Kitlelerin siyasal ve ekonomik yoksunluk ve yoksullukları karşısında meydanlara inmelerini dış faktörlere bağlamak tam bir komploculuk olur. Kitleler her fırsatta ayaklandılar ve her seferinde de kanla bastırıldılar. Bu kez farklı olan, sistemin buna verdiği cevabın şekli. Mısır'da, İhvan ağırlığını dengelemek, hatta muhtemel toplumsal hareketleri baştan provoke etmek için öne çıkarılan bazı selefî hareketlerin El-baradey için ölüm fetvası verdiklerini not etmekte yarar var. Benzer biçimde En-nahda'yı dengelemek için Tunus'ta da bazı marjinal unsurların belli sınırlar içinde önleri açılmıştı.
Tunus'tan başlayıp Mısır'da uç veren, Lübnan'ı sarsan gelişmelerde gelinen noktada; gerçek talepleri olan kitleleri küresel stratejilere uyumlu bir dönüşüme razı etmeye yönelik müdahalelerin devrede olduğunu belirtmek zorundayız.

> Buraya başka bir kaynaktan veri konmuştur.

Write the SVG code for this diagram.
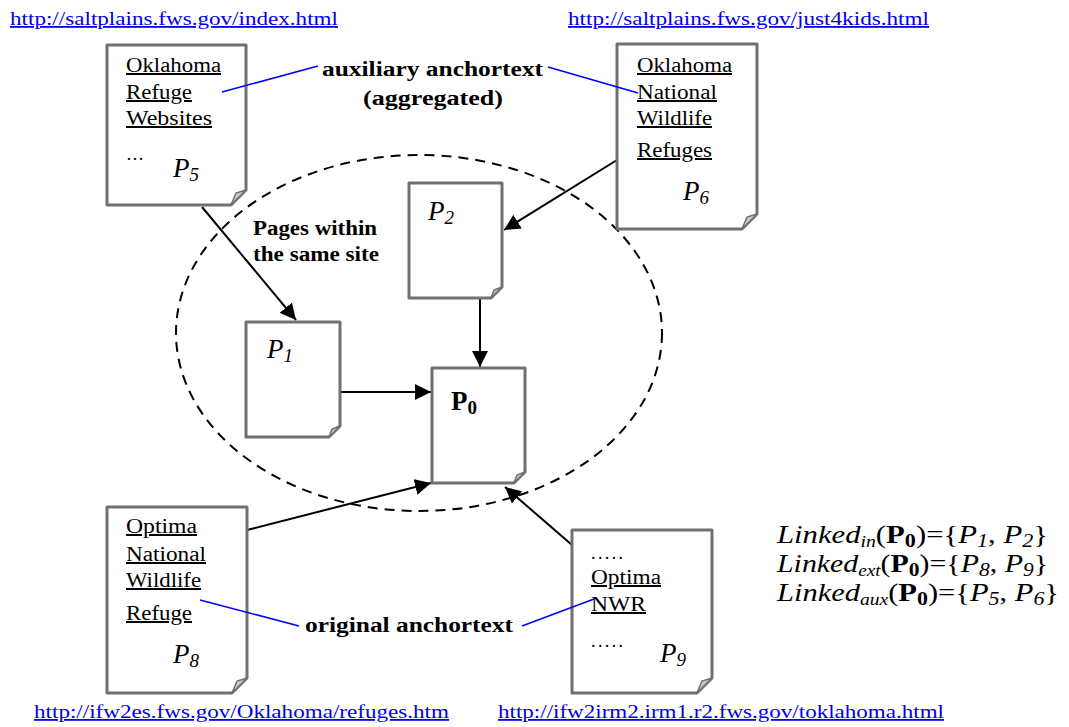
<svg xmlns="http://www.w3.org/2000/svg" width="1069" height="727" viewBox="0 0 1069 727">
<defs>
<style>
.page{fill:#fff;stroke:#707070;stroke-width:3;stroke-linejoin:round}
.fold{fill:#c8c8c8;stroke:#707070;stroke-width:1.5}
.t{font-family:"Liberation Serif",serif;font-size:20px;fill:#000;text-decoration:underline}
.pl{font-family:"Liberation Serif",serif;font-size:27px;font-style:italic;fill:#000}
.dots{font-family:"Liberation Serif",serif;font-size:18px;fill:#000}
.b{font-family:"Liberation Serif",serif;font-size:20px;font-weight:bold;fill:#000}
.url{font-family:"Liberation Serif",serif;font-size:18px;fill:#0000ee;text-decoration:underline}
.f{font-family:"Liberation Serif",serif;font-size:25px;fill:#000}
.conn{stroke:#000;stroke-width:2;fill:none}
.blue{stroke:#0000ff;stroke-width:1.6;fill:none}
</style>
<marker id="arr" viewBox="0 0 10 10" refX="10" refY="5" markerWidth="8" markerHeight="8" markerUnits="strokeWidth" orient="auto">
<path d="M0,0 L10,5 L0,10 Z" fill="#000"/>
</marker>
</defs>
<rect width="1069" height="727" fill="#fff"/>

<ellipse cx="419" cy="333" rx="243" ry="178" fill="none" stroke="#000" stroke-width="2" stroke-dasharray="10,7"/>

<g id="connectors">
<line class="conn" x1="202" y1="207" x2="296" y2="320" marker-end="url(#arr)"/>
<line class="conn" x1="617" y1="160" x2="504" y2="230" marker-end="url(#arr)"/>
<line class="conn" x1="480" y1="299" x2="480" y2="367" marker-end="url(#arr)"/>
<line class="conn" x1="340" y1="392" x2="431" y2="392" marker-end="url(#arr)"/>
<line class="conn" x1="247" y1="530" x2="431" y2="483" marker-end="url(#arr)"/>
<line class="conn" x1="572" y1="545" x2="505" y2="487" marker-end="url(#arr)"/>
</g>

<g id="P5">
<path class="page" d="M107,45 H246 V190 L231,205 H107 Z"/>
<path class="fold" d="M231,205 L246,190 L236,193 Z"/>
<text class="t" x="126" y="72" textLength="95" lengthAdjust="spacingAndGlyphs">Oklahoma</text>
<text class="t" x="126" y="99" textLength="66" lengthAdjust="spacingAndGlyphs">Refuge</text>
<text class="t" x="126" y="125" textLength="86" lengthAdjust="spacingAndGlyphs">Websites</text>
<text class="dots" x="126" y="160">…</text>
<text class="pl" x="173" y="177">P<tspan font-size="19" dy="4">5</tspan></text>
</g>

<g id="P6">
<path class="page" d="M617,44 H757 V214 L742,229 H617 Z"/>
<path class="fold" d="M742,229 L757,214 L747,217 Z"/>
<text class="t" x="637" y="72" textLength="95" lengthAdjust="spacingAndGlyphs">Oklahoma</text>
<text class="t" x="637" y="99" textLength="80" lengthAdjust="spacingAndGlyphs">National</text>
<text class="t" x="637" y="125" textLength="75" lengthAdjust="spacingAndGlyphs">Wildlife</text>
<text class="t" x="637" y="157" textLength="75" lengthAdjust="spacingAndGlyphs">Refuges</text>
<text class="pl" x="683" y="200">P<tspan font-size="19" dy="4">6</tspan></text>
</g>

<g id="P2">
<path class="page" d="M409,183 H502 V287 L491,298 H409 Z"/>
<path class="fold" d="M491,298 L502,287 L494,290 Z"/>
<text class="pl" x="428" y="220">P<tspan font-size="19" dy="4">2</tspan></text>
</g>

<g id="P1">
<path class="page" d="M246,322 H340 V426 L329,437 H246 Z"/>
<path class="fold" d="M329,437 L340,426 L332,429 Z"/>
<text class="pl" x="267" y="358">P<tspan font-size="19" dy="4">1</tspan></text>
</g>

<g id="P0">
<path class="page" d="M432,368 H525 V472 L514,483 H432 Z"/>
<path class="fold" d="M514,483 L525,472 L517,475 Z"/>
<text class="b" x="451" y="410" style="font-size:27px">P<tspan font-size="19" dy="4">0</tspan></text>
</g>

<g id="P8">
<path class="page" d="M107,507 H247 V678 L232,693 H107 Z"/>
<path class="fold" d="M232,693 L247,678 L237,681 Z"/>
<text class="t" x="126" y="533" textLength="71" lengthAdjust="spacingAndGlyphs">Optima</text>
<text class="t" x="126" y="561" textLength="80" lengthAdjust="spacingAndGlyphs">National</text>
<text class="t" x="126" y="587" textLength="75" lengthAdjust="spacingAndGlyphs">Wildlife</text>
<text class="t" x="126" y="620" textLength="66" lengthAdjust="spacingAndGlyphs">Refuge</text>
<text class="pl" x="173" y="663">P<tspan font-size="19" dy="4">8</tspan></text>
</g>

<g id="P9">
<path class="page" d="M572,530 H712 V678 L697,693 H572 Z"/>
<path class="fold" d="M697,693 L712,678 L702,681 Z"/>
<text class="dots" x="591" y="559" textLength="32" lengthAdjust="spacing">.....</text>
<text class="t" x="591" y="584" textLength="70" lengthAdjust="spacingAndGlyphs">Optima</text>
<text class="t" x="591" y="611" textLength="55" lengthAdjust="spacingAndGlyphs">NWR</text>
<text class="dots" x="591" y="647" textLength="32" lengthAdjust="spacing">.....</text>
<text class="pl" x="660" y="662">P<tspan font-size="19" dy="4">9</tspan></text>
</g>

<g id="anchor-lines">
<line class="blue" x1="222" y1="92" x2="318" y2="66"/>
<line class="blue" x1="548" y1="67" x2="638" y2="93"/>
<line class="blue" x1="200" y1="600" x2="299" y2="626"/>
<line class="blue" x1="522" y1="626" x2="594" y2="599"/>
</g>

<g id="labels">
<text class="b" x="322" y="76" textLength="221" lengthAdjust="spacingAndGlyphs">auxiliary anchortext</text>
<text class="b" x="363" y="105" textLength="140" lengthAdjust="spacingAndGlyphs">(aggregated)</text>
<text class="b" x="253" y="235" textLength="124" lengthAdjust="spacingAndGlyphs">Pages within</text>
<text class="b" x="253" y="261" textLength="126" lengthAdjust="spacingAndGlyphs">the same site</text>
<text class="b" x="305" y="632" textLength="208" lengthAdjust="spacingAndGlyphs">original anchortext</text>
</g>

<g id="urls">
<text class="url" x="10" y="25" textLength="328" lengthAdjust="spacingAndGlyphs">http://saltplains.fws.gov/index.html</text>
<text class="url" x="568" y="25" textLength="361" lengthAdjust="spacingAndGlyphs">http://saltplains.fws.gov/just4kids.html</text>
<text class="url" x="34" y="718" textLength="415" lengthAdjust="spacingAndGlyphs">http://ifw2es.fws.gov/Oklahoma/refuges.htm</text>
<text class="url" x="498" y="718" textLength="446" lengthAdjust="spacingAndGlyphs">http://ifw2irm2.irm1.r2.fws.gov/toklahoma.html</text>
</g>

<g id="formulas">
<text class="f" x="777" y="543" textLength="271" lengthAdjust="spacingAndGlyphs"><tspan font-style="italic">Linked</tspan><tspan font-style="italic" font-size="16" dy="4">in</tspan><tspan dy="-4">(</tspan><tspan font-weight="bold">P</tspan><tspan font-weight="bold" font-size="18" dy="4">0</tspan><tspan dy="-4">)={</tspan><tspan font-style="italic">P</tspan><tspan font-style="italic" font-size="18" dy="4">1</tspan><tspan dy="-4">, </tspan><tspan font-style="italic">P</tspan><tspan font-style="italic" font-size="18" dy="4">2</tspan><tspan dy="-4">}</tspan></text>
<text class="f" x="777" y="572" textLength="271" lengthAdjust="spacingAndGlyphs"><tspan font-style="italic">Linked</tspan><tspan font-style="italic" font-size="16" dy="4">ext</tspan><tspan dy="-4">(</tspan><tspan font-weight="bold">P</tspan><tspan font-weight="bold" font-size="18" dy="4">0</tspan><tspan dy="-4">)={</tspan><tspan font-style="italic">P</tspan><tspan font-style="italic" font-size="18" dy="4">8</tspan><tspan dy="-4">, </tspan><tspan font-style="italic">P</tspan><tspan font-style="italic" font-size="18" dy="4">9</tspan><tspan dy="-4">}</tspan></text>
<text class="f" x="777" y="601" textLength="282" lengthAdjust="spacingAndGlyphs"><tspan font-style="italic">Linked</tspan><tspan font-style="italic" font-size="16" dy="4">aux</tspan><tspan dy="-4">(</tspan><tspan font-weight="bold">P</tspan><tspan font-weight="bold" font-size="18" dy="4">0</tspan><tspan dy="-4">)={</tspan><tspan font-style="italic">P</tspan><tspan font-style="italic" font-size="18" dy="4">5</tspan><tspan dy="-4">, </tspan><tspan font-style="italic">P</tspan><tspan font-style="italic" font-size="18" dy="4">6</tspan><tspan dy="-4">}</tspan></text>
</g>
</svg>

Eski tip dikta ve baskı yöntemlerinin kullanım tarihinin dolmuş olduğu, bu modelle toplumların daha fazla idare edilemeyeceği gerçeği ortaya çıkmıştır. Kitleler neoliberal politikalara biraz özgürlük sosu eklenmiş bayat bir demokrasi modeli ile ikna edilmek isteniyor.
Kitle hareketleri her zaman manipüle edilemezler; bu doğru. Ancak kitle hareketlerine yön veren örgütsel ağlar, liderlikler zihinsel olarak dönüşmüşse kanalize etmek çok daha kolay olacaktır. Tunus'taki İslamcıların söylemi buna bir örnektir.
Son bir not: Büyük Ortadoğu projesini uzakta arayanların projenin Arap dünyasında uç verdiği modellerine bakarak yeniden düşünmelerini salık veririm.